Sans doute faudrait-il regarder ailleurs pour ne pas enfoncer ce journal dans le tumulte des jours, dans le croisement de vos présences, puisqu’ici à qui dois-je aujourd’hui m’adresser ? Vos visages s’imposent ; le tien est toujours sur mon écran, noir et blanc nostalgique des heures possibles, il ne me regarde pas ; le tien sourit en franchissant la porte. Je suis dans un piège, ce journal est un piège tout comme il peut être une lumière, une caresse. J’imagine que tu le lis et que tu attends, que tu ne veux pas savoir les sourires et j’ai hésité à les taire. Ce journal est une vérité qui s’impose et un mensonge, il omet, traître, il veut faire poésie les oscillations colorées de mes pensées qui passent du gris au rose puis au gris. Comment recouvres-tu le bruit de la rue ? Je cherche un synonyme au mot silence mais le dictionnaire ne m’offre rien que des douceurs.

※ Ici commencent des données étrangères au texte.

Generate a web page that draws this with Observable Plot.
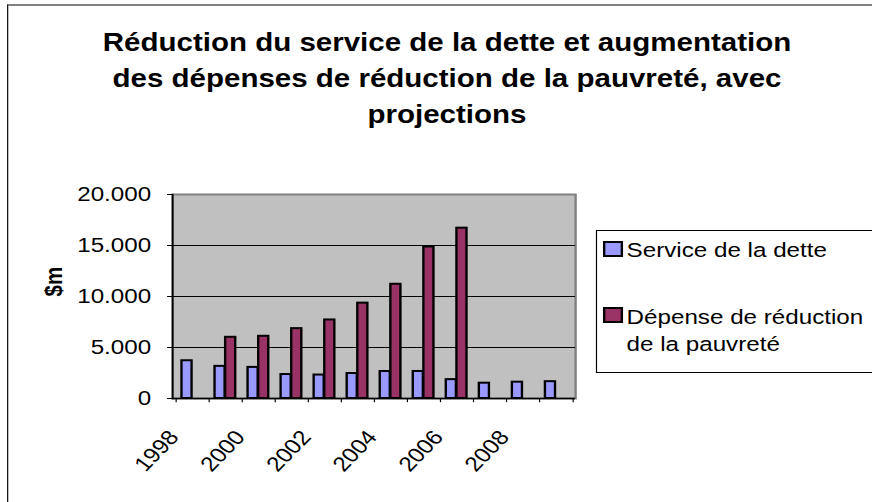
<!DOCTYPE html>
<html>
<head>
<meta charset="utf-8">
<script src="https://cdn.jsdelivr.net/npm/d3@7"></script>
<script src="https://cdn.jsdelivr.net/npm/@observablehq/plot@0.6"></script>
<style>
  html, body { margin: 0; padding: 0; background: #fff; overflow: hidden; }
  #wrap { position: relative; width: 739px; height: 502px; transform: scaleX(1.18); transform-origin: 0 0; font-family: "Liberation Sans", Arial, sans-serif; color: #000; }
  #border { position: absolute; left: 5.9px; top: 4px; width: 900px; height: 600px; border-left: 1.7px solid #000; border-top: 2px solid #808080; }
  #title { position: absolute; left: 0; width: 757.6px; top: 23.5px; text-align: center; font-weight: bold; font-size: 25px; line-height: 36px; }
  #chart { position: absolute; left: 0; top: 0; }
  #legend { position: absolute; left: 505px; top: 230px; width: 400px; height: 141px; border: 1px solid #000; }
  .sq { position: absolute; left: 511px; width: 17px; height: 16px; box-sizing: border-box; border: 2px solid #000; }
  .lt { position: absolute; left: 531px; font-size: 20.5px; line-height: 27px; white-space: nowrap; }
</style>
</head>
<body>
<div id="wrap">
  <div id="border"></div>
  <div id="title">Réduction du service de la dette et augmentation<br>des dépenses de réduction de la pauvreté, avec<br>projections</div>
  <div id="chart"></div>
  <div id="legend"></div>
  <div class="sq" id="sq1" style="top:240.7px"></div>
  <div class="lt" id="lt1" style="top:235.7px"></div>
  <div class="sq" id="sq2" style="top:307px"></div>
  <div class="lt" id="lt2" style="top:302.7px"></div>
</div>
<script>
// ---- data ----
const years = ["1998","1999","2000","2001","2002","2003","2004","2005","2006","2007","2008","2009"];
const serviceDette = [3700, 3150, 3050, 2350, 2300, 2450, 2650, 2650, 1850, 1500, 1600, 1650];
const depenseReduction = [null, 6000, 6100, 6850, 7700, 9350, 11200, 14850, 16700, null, null, null];
const yTicks = [0, 5000, 10000, 15000, 20000];
const gridTicks = [5000, 10000, 15000];
const xTickLabels = ["1998", "2000", "2002", "2004", "2006", "2008"];
const seriesNames = ["Service de la dette", "Dépense de réduction\nde la pauvreté"];
const seriesColors = ["#9999FF", "#993366"];
const yLabel = "$m";

// ---- tables ----
const debt = years.map((year, i) => ({year, value: serviceDette[i]}));
const pov = years.map((year, i) => ({year, value: depenseReduction[i]})).filter(d => d.value != null);

const W = 739, H = 502;
const mL = 145.8, mR = W - 487.3, mT = 194, mB = 104;
const bw = (W - mL - mR) / years.length;

const fmt = d3.formatLocale({decimal: ",", thousands: ".", grouping: [3], currency: ["$", ""]}).format(",");

const chart = Plot.plot({
  width: W, height: H,
  marginLeft: mL, marginRight: mR, marginTop: mT, marginBottom: mB,
  x: {domain: years, padding: 0},
  y: {domain: [0, 20000]},
  style: {fontFamily: "'Liberation Sans', Arial, sans-serif", fontSize: "20.5px", color: "#000", background: "transparent", overflow: "visible"},
  marks: [
    Plot.frame({fill: "#C0C0C0", stroke: "#808080", strokeWidth: 2}),
    Plot.gridY(gridTicks, {stroke: "#000", strokeOpacity: 1, strokeWidth: 1}),
    Plot.barY(debt, {x: "year", y: "value", fill: seriesColors[0], stroke: "#000", strokeWidth: 2, insetLeft: 4.8, insetRight: bw - 13.8}),
    Plot.barY(pov, {x: "year", y: "value", fill: seriesColors[1], stroke: "#000", strokeWidth: 2, insetLeft: 13.8, insetRight: bw - 22.8}),
    Plot.ruleY([0], {stroke: "#000", strokeWidth: 1.5}),
    Plot.frame({anchor: "left", stroke: "#000", strokeWidth: 1.5}),
    Plot.axisY(yTicks, {tickSize: 4.2, tickPadding: 14, tickFormat: fmt, label: null, stroke: "#000", strokeOpacity: 1}),
    Plot.axisX(years, {tickSize: 4.2, tickFormat: () => "", dx: -bw / 2, label: null, stroke: "#000", strokeOpacity: 1}),
    Plot.axisX([years[years.length - 1]], {tickSize: 4.2, tickFormat: () => "", dx: bw / 2, label: null, stroke: "#000", strokeOpacity: 1}),
    Plot.axisX(xTickLabels, {tickSize: 0, tickRotate: -50, tickPadding: 18, dx: -16, dy: 17, label: null}),
    Plot.text([yLabel], {frameAnchor: "left", dx: -100, rotate: -90, fontWeight: "bold", fontSize: 20.5, fill: "#000"})
  ]
});
document.getElementById("chart").appendChild(chart);

document.getElementById("sq1").style.background = seriesColors[0];
document.getElementById("sq2").style.background = seriesColors[1];
document.getElementById("lt1").textContent = seriesNames[0];
document.getElementById("lt2").innerHTML = seriesNames[1].split("\n").join("<br>");
</script>
</body>
</html>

Alors faudrait-il regarder le rythme des jours, le déjeuner avec Jean-Luc, le café avec Julian et Manu, cet album de Bang Gang que j’avais oublié, ce morceau d’émission de radio où Nicolas Mathieu parle de la langue de Céline alors je pose Voyage au bout de la nuit sur la table de chevet, réticent. Ainsi quand vient l’heure de l’ouvrir, je comprends que c’est impossible. Je ne peux pas. Mon corps ne peux pas. Le style, je le trouverai chez d’autres.